A tese de doutorado do pesquisador da Empresa de Pesquisa Agropecuária de Minas Gerais (Epamig), Eduardo Corrêa, sobre a criação de uma metodologia computacional que define a ação de compostos e extratos naturais em alvos moleculares da mosca-varejeira, esteve entre os 100 textos mais acessados da área de química da revista Scientific Reports, do grupo Nature, em 2023. O diferencial da pesquisa foi criar uma diversidade de informações que garante maior precisão na aplicação de uma solução biológica para combater o inseto, mostrando inclusive em qual fase do desenvolvimento da praga esses compostos agem. O principal teste foi feito com óleos essenciais do alecrim-do-campo.

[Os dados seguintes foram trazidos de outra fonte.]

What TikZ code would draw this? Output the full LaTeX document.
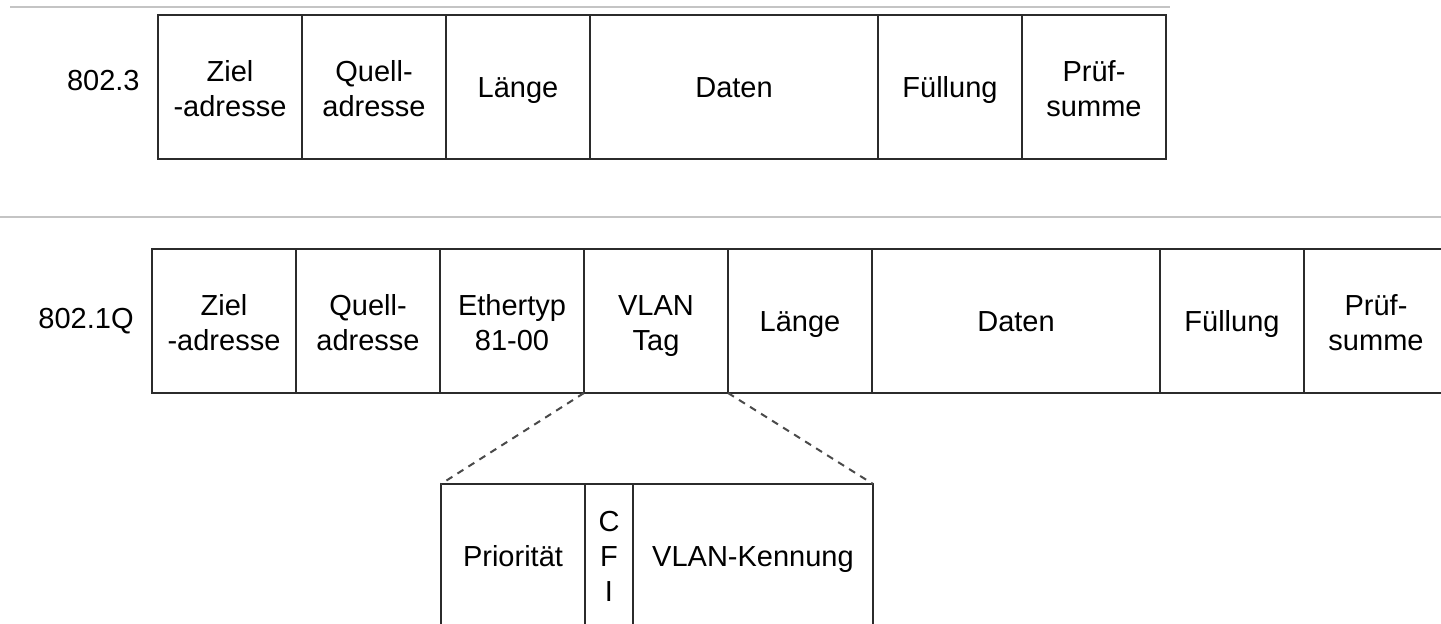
\documentclass[tikz,border=0pt]{standalone}
\usepackage{fontspec}
\setmainfont{Liberation Sans}
\usepackage{tikz}
\usetikzlibrary{positioning}
\definecolor{frameInk}{HTML}{2B2B2B}
\definecolor{ruleGrey}{HTML}{C4C4C4}
\definecolor{dashGrey}{HTML}{4A4A4A}
\tikzset{
  field/.style  = {draw=frameInk, line width=1pt, align=center, inner sep=0pt,
                   outer sep=0pt, minimum height=72pt,
                   font=\fontsize{14.5}{17.5}\selectfont,
                   text height=16.25pt, text depth=5.25pt},
  two/.style    = {text height=34.75pt, text depth=5.25pt},
  three/.style  = {text height=51.25pt, text depth=5.25pt},
  unit/.style   = {field, minimum width=72pt},
  wide/.style   = {field, minimum width=144pt},
  rowlbl/.style = {font=\fontsize{14.5}{17.5}\selectfont, inner sep=0pt},
  sep/.style    = {draw=ruleGrey, line width=0.75pt},
  zoomln/.style = {draw=dashGrey, line width=1pt, dash pattern=on 3.5pt off 3pt}
}

\begin{document}
\begin{tikzpicture}[x=0.5pt, y=-0.5pt, node distance=0pt]
  \useasboundingbox (0,0) rectangle (1441,624);
  \clip (0,0) rectangle (1441,624);
  % rules
  \draw[sep] (10,7) -- (1170,7);
  \draw[sep] (0,217) -- (1441,217);
  % 802.3 frame
  \node[unit, two] (zielA) at (230,87) {Ziel\\-adresse};
  \node[unit, two, right=of zielA] (quellA) {Quell-\\adresse};
  \node[unit, right=of quellA] (laengeA) {Länge};
  \node[wide, right=of laengeA] (datenA) {Daten};
  \node[unit, right=of datenA] (fuellA) {Füllung};
  \node[unit, two, right=of fuellA] (pruefA) {Prüf-\\summe};
  \node[rowlbl, left=9pt of zielA, yshift=3pt] (lblA) {802.3};
  % 802.1Q frame
  \node[unit, two] (zielB) at (224,321) {Ziel\\-adresse};
  \node[unit, two, right=of zielB] (quellB) {Quell-\\adresse};
  \node[unit, two, right=of quellB] (ethB) {Ethertyp\\81-00};
  \node[unit, two, right=of ethB] (vtag) {VLAN\\Tag};
  \node[unit, right=of vtag] (laengeB) {Länge};
  \node[wide, right=of laengeB] (datenB) {Daten};
  \node[unit, right=of datenB] (fuellB) {Füllung};
  \node[unit, two, right=of fuellB] (pruefB) {Prüf-\\summe};
  \node[rowlbl, left=9pt of zielB] (lblB) {802.1Q};
  % tag detail
  \node[unit] (prio) at (513,556) {Priorität};
  \node[field, three, minimum width=24pt, right=of prio] (cfi) {C\\F\\I};
  \node[field, minimum width=120pt, right=of cfi] (vkenn) {VLAN-Kennung};
  \draw[zoomln] (vtag.south west) -- (prio.north west);
  \draw[zoomln] (vtag.south east) -- (vkenn.north east);
\end{tikzpicture}
\end{document}
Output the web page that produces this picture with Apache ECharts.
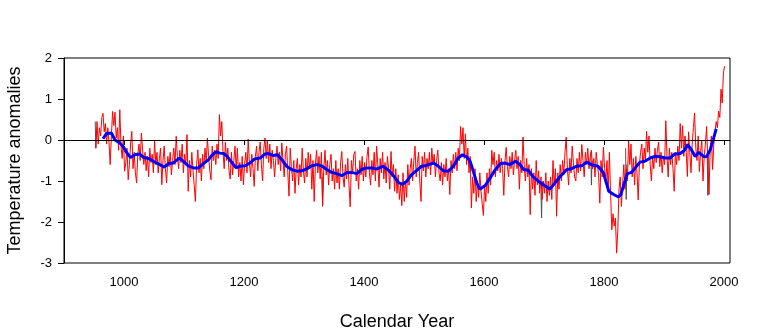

Com o apoio da bioinformática, criou-se um banco de dados com 651 compostos em óleos essenciais que ajudou a revelar como agem sobre a mosca. Entre outros atributos, a ferramenta chamada Docking Molecular fez a triagem dos melhores ligantes a cada proteína estudada. A tecnologia computacional garantiu velocidade e precisão no estudo, o que traria resultados ainda mais relevantes em grande escala.

Essa hipótese não deve demorar a ser testada, pois a tese de doutorado de Corrêa já abriu novos caminhos. “Aprovamos um projeto com a Fapemig (Fundação de Amparo à Pesquisa do Estado de Minas Gerais) para o estudo de compostos que tenham ação contra nematoides-das-galhas que atacam tomateiros e cafeeiros”, diz o pesquisador. “Temos de entregar os resultados em até quatro anos.” Ou seja: a contribuição dos protocolos computacionais para o setor de biopesticidas aumentará consideravelmente no futuro próximo.